Sul Popolo della Famiglia oggi nessuno scommette se non i militanti del Popolo della Famiglia, i liberi e forti del terzo millennio, i “nascisti” direbbe Fabio Torriero. Tutti puntano forte su Matteo Salvini e il segretario nazionale che tre mesi fa diceva nei comizi “votare Lega è immorale” oggi da ex segretario nazionale scrive su La Verità che “ogni sottrazione di voti” alla Lega sarebbe immorale. Viene annunciata la costituzione di un’associazione nuova composta da transfughi del PdF collaterale alla Lega, come gli scissionisti del Ppi di Sturzo puntavano sul governante del Ventennio loro puntano su quello del Trentennio. C’è persino una tristissima logica in tutto questo, una troppo umana logica. Il PdF, consacrato al Cuore Immacolato di Maria, la logica troppo umana e triste la rifiuta. Preferisce predisporsi in laboriosa attesa di un tempo in cui le illusioni diventeranno delusione e la pazienza del contadino risulterà vincente rispetto all’impazienza dell’ambizioso frustrato.

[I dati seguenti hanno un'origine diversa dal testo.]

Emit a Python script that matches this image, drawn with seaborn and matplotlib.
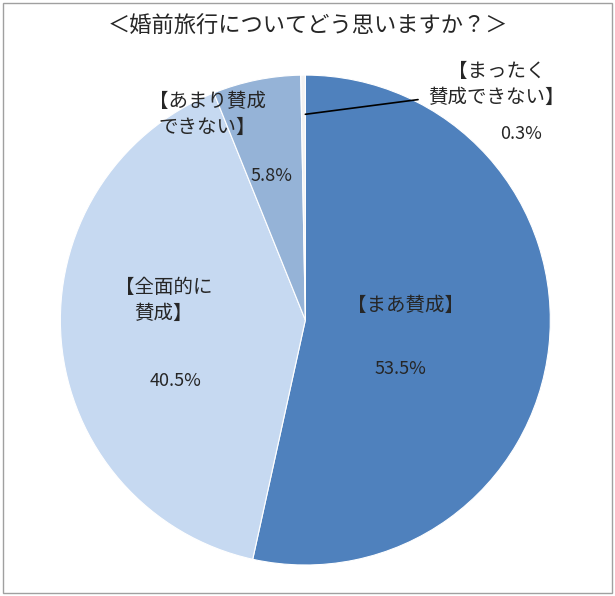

Il Popolo della Famiglia resterà solido a presidio di ogni territorio. Oggi Marco Fasulo e la moglie Valeria hanno annunciato la presenza della lista del PdF alle regionali in Basilicata del prossimo autunno. Lo stesso faremo in Abruzzo. Poi prepareremo con calma le elezioni europee. Dimostreremo allora che il progetto del PdF è solido e in crescita, che nuovi mattoni e nuovi monaci sono arrivati per costruire la cattedrale. Il solo soggetto autonomo erede del popolarismo sturziano continuerà ad esistere ed è il Popolo della Famiglia, che discuterà della direzione da prendere per il proprio futuro fin dalla festa de La Croce a Camaldoli a settembre. Prima verrà nominato e si riunirà il coordinamento nazionale in rappresentanza del territorio e non un solo angolo di questo Paese sarà lasciato privo di una presenza di pidieffini liberi e forti.